Shortly after the successful conclusion of the Montgomery bus boycott, Martin Luther King and a number of senior movement figures — the Reverends Ralph Abernathy, T.J. Jemison, Joseph Lowery, Fred Shuttlesworth, and C.K. Steele, and the activists Ella Baker and Bayard Rustin — founded the Southern Christian Leadership Conference (SCLC). This new civil rights organization was devoted to a more aggressive approach than that of the legally oriented NAACP. The SCLC launched "Crusade for Citizenship," a voter registration effort.
Younger activists, meanwhile, were growing impatient with King's gradualist tactics. In 1960, some 200 of them, including Howard University student Stokely Carmichael, formed the Student Nonviolent Coordinating Committee, or SNCC. And in Greensboro, North Carolina, four freshmen at the all-black North Carolina Agricultural and Technical College took matters into their own hands.
At 4:30 p.m. on February 1, 1960, students Ezell Blair Jr. (now Jibreel Khazan), Franklin Eugene McCain, Joseph Alfred McNeil, and David Leinail took whites-only seats at a local Woolworth department store lunch counter. They were denied service, but sat quietly until the store closed an hour later. The next morning, 20 Black students took lunch-counter seats in groups of three or four. "There was no disturbance," the Greensboro Record reported, "and there appeared to be no conversation except among the groups. Some students pulled out books and appeared to be studying." Blair told the newspaper that Black adults "have been complacent and fearful.… It is time for someone to wake up and change the situation… and we decided to start here."
The nonviolent occupation of a public space, or sit-in, dated at least to Mahatma Gandhi's campaigns for Indian independence from Britain. In the United States, labor organizations and the northern-based Congress of Racial Equality (CORE) had employed sit-ins as well. As events in Greensboro began to draw attention, SNCC moved swiftly to associate itself with this civil rights tactic, and over the next two months, sit-ins spread to more than 50 cities.
Particularly significant were events in Nashville, Tennessee, where the King-affiliated Nashville Christian Leadership Council had been preparing for this moment. Back in 1955, King had reached out to the Reverend James Lawson, a civil rights activist and missionary who had served in India and studied Gandhian satyagraha, or nonviolent resistance. King urged Lawson to relocate to the South: "Come now," King said. "We don't have anyone like you down there."

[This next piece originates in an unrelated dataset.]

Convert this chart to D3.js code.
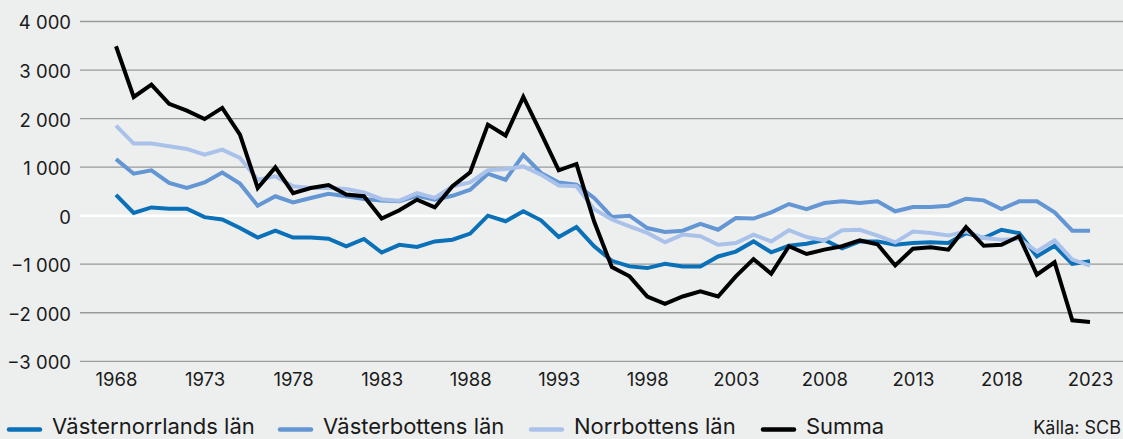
<!DOCTYPE html>
<html>
<head>
<meta charset="utf-8">
<script src="https://cdn.jsdelivr.net/npm/d3@7"></script>
<style>
  body { margin: 0; background: #edefef; }
  svg { display: block; font-family: Inter, "Noto Sans", sans-serif; }
</style>
</head>
<body>
<svg width="1123" height="439"></svg>
<script>
// Years and series
var years = d3.range(1968, 2024);
var tickYears = [1968, 1973, 1978, 1983, 1988, 1993, 1998, 2003, 2008, 2013, 2018, 2023];
var yTicks = [4000, 3000, 2000, 1000, 0, -1000, -2000, -3000];

var vasternorrland = [430, 55, 170, 145, 145, -30, -80, -255, -450, -310, -450, -450, -475, -630, -480,
  -760, -600, -645, -530, -495, -370, 0, -115, 90, -95, -440, -235, -630, -930, -1045,
  -1080, -990, -1045, -1045, -840, -740, -530, -755, -620, -580, -500, -675, -530, -530,
  -600, -565, -550, -565, -360, -460, -290, -360, -840, -620, -995, -940];
var vasterbotten = [1165, 865, 935, 675, 570, 685, 890, 660, 205, 400, 275, 365, 450, 400, 345,
  310, 295, 410, 330, 410, 535, 865, 740, 1255, 880, 685, 640, 365, -25, 0,
  -255, -335, -310, -170, -290, -50, -60, 70, 240, 135, 260, 295, 260, 295,
  90, 180, 180, 205, 350, 315, 135, 295, 295, 70, -310, -310];
var norrbotten = [1855, 1485, 1485, 1430, 1375, 1255, 1360, 1190, 740, 810, 605, 570, 570, 550, 480,
  340, 310, 465, 365, 605, 685, 935, 960, 1015, 845, 620, 605, 135, -80, -220,
  -355, -550, -390, -425, -600, -565, -390, -530, -300, -440, -510, -300, -290, -410,
  -550, -325, -355, -410, -325, -460, -495, -480, -735, -510, -905, -1030];
var summa = [3490, 2445, 2700, 2305, 2165, 1990, 2220, 1670, 570, 995, 465, 570, 630, 435, 400,
  -60, 110, 330, 170, 605, 895, 1875, 1650, 2445, 1700, 935, 1065, -120, -1060, -1250,
  -1665, -1815, -1665, -1560, -1665, -1250, -895, -1195, -630, -790, -700, -630, -510, -590,
  -1025, -680, -650, -700, -235, -620, -600, -425, -1215, -960, -2155, -2190];

var seriesNames = ["Västernorrlands län", "Västerbottens län", "Norrbottens län", "Summa"];
var seriesValues = [vasternorrland, vasterbotten, norrbotten, summa];
var colors = ["#0a70b8", "#6496d4", "#aac2ea", "#000000"];

var svg = d3.select("svg"),
  width = +svg.attr("width"),
  height = +svg.attr("height");

var x = d3.scaleLinear().domain([1968, 2023]).range([116, 1090]);
var y = d3.scaleLinear().domain([-3000, 4000]).range([361.3, 21.5]);

var fmt = function(d) {
  // space as thousands separator, real minus sign
  return d3.format(",")(Math.abs(d)).replace(/,/g, " ").replace(/^/, d < 0 ? "\u2212" : "");
};

// Gridlines
svg.append("g")
  .selectAll("line")
  .data(yTicks)
  .enter()
  .append("line")
  .attr("x1", 80)
  .attr("x2", width)
  .attr("y1", function(d) { return y(d); })
  .attr("y2", function(d) { return y(d); })
  .attr("stroke", function(d) { return d === 0 ? "#ffffff" : "#9a9a9a"; })
  .attr("stroke-width", function(d) { return d === 0 ? 2.5 : 1.3; });

// Y axis labels
var yAxis = d3.axisLeft(y).tickValues(yTicks).tickFormat(fmt).tickSize(0).tickPadding(0);
svg.append("g")
  .attr("transform", "translate(71,1.5)")
  .call(yAxis)
  .call(function(g) { g.select(".domain").remove(); })
  .selectAll("text")
  .attr("font-size", "18.5px")
  .attr("font-family", "Inter, sans-serif")
  .attr("fill", "#1a1a1a");

// X axis labels
var xAxis = d3.axisBottom(x).tickValues(tickYears).tickFormat(d3.format("d")).tickSize(0).tickPadding(0);
svg.append("g")
  .attr("transform", "translate(0,373)")
  .call(xAxis)
  .call(function(g) { g.select(".domain").remove(); })
  .selectAll("text")
  .attr("font-size", "18.5px")
  .attr("font-family", "Inter, sans-serif")
  .attr("fill", "#1a1a1a");

// Lines
var line = d3.line()
  .x(function(d, i) { return x(years[i]); })
  .y(function(d) { return y(d); });

svg.append("g")
  .selectAll("path")
  .data(seriesValues)
  .enter()
  .append("path")
  .attr("d", line)
  .attr("fill", "none")
  .attr("stroke", function(d, i) { return colors[i]; })
  .attr("stroke-width", 4)
  .attr("stroke-linejoin", "miter")
  .attr("stroke-linecap", "butt");

// Legend
var legendX = [9, 280, 531, 763];
var legend = svg.append("g")
  .selectAll("g")
  .data(seriesNames)
  .enter()
  .append("g")
  .attr("transform", function(d, i) { return "translate(" + legendX[i] + ",429.5)"; });

legend.append("line")
  .attr("x1", 0)
  .attr("x2", 31)
  .attr("stroke", function(d, i) { return colors[i]; })
  .attr("stroke-width", 4.5)
  .attr("stroke-linecap", "round");

legend.append("text")
  .attr("x", 43)
  .attr("y", 4.5)
  .attr("font-size", "22px")
  .attr("fill", "#1a1a1a")
  .text(function(d) { return d; });

svg.append("text")
  .attr("x", 1121)
  .attr("y", 434)
  .attr("text-anchor", "end")
  .attr("font-size", "18px")
  .attr("fill", "#1a1a1a")
  .text("Källa: SCB");
</script>
</body>
</html>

Working with King's Southern Christian Leadership Conference, Lawson in 1958 began to train a new generation of nonviolent activists. His students included Diane Nash, James Bevel, and John Lewis, today a U.S. representative from Georgia. All soon would assume prominence in the civil rights movement. At these training seminars, they agreed to stage a series of sit-ins at department store restaurants. Blacks were permitted to spend money in those stores, but not to eat at their restaurants.
The Nashville activists organized carefully and moved deliberately. But when the Greensboro sit-in began to draw national attention, they were ready. In February 1960, hundreds of their activists began the sit-ins. Their student-drafted instruction sheets captured the personal discipline and dignified commitment to nonviolence they would offer the world:
- Don't strike back or curse back if abused.
- Don't block entrances to the stores and aisles.
- Show yourself friendly and courteous at all times.
- Sit straight and always face the counter.
- Remember the teachings of Jesus Christ, Mohandas K. Gandhi, and Martin Luther King.
- Remember love and nonviolence, may God bless each of you.
Typically a lunch counter would close when a sit-in began, but after the first few incidents, police began to arrest protesters, and the subsequent trials drew large crowds. When convicted of disorderly conduct, the activists chose to serve jail time rather than pay a fine.
Nashville was an early example of how Jim Crow could not survive exposure. The legendary journalist David Halberstam was just beginning his career, and his reports for the Nashville Tennessean helped attract national media attention. The sit-in movement spread throughout much of the country, and soon Americans across the nation were stunned by photographs like the one that appeared in the February 28, 1960 New York Times. The caption read: "A white man swings an 18-inch-long [46-centimeter-long] bat at a Blackwoman in Montgomery. She was injured by the blow. The attack occurred yesterday after the woman brushed against another white man. Police, standing near by, made no arrest." On April 19 of that year, a bomb exploded at the home of the Nashville students' chief legal counsel. Some 2,000 African Americans swiftly organized a march to the City Hall, where they confronted the mayor. Would he, Diane Nash asked, favor ending lunch-counter segregation? Yes, came the reply, but, "I can't tell a man how to run his business. He has got rights too."
This "right" to discriminate lay at the heart of the struggle. Meanwhile, the bad publicity stung the businessmen of Nashville, as did the stark contrast between the dignified, nonviolent black students and their armed and all-too-violent opponents. Secret negotiations began, and on May 10, 1960, quietly and without fanfare, a number of downtown lunch counters began serving black customers. There were no further incidents, and soon thereafter Nashville became the first southern city successfully to begin desegregating its public facilities.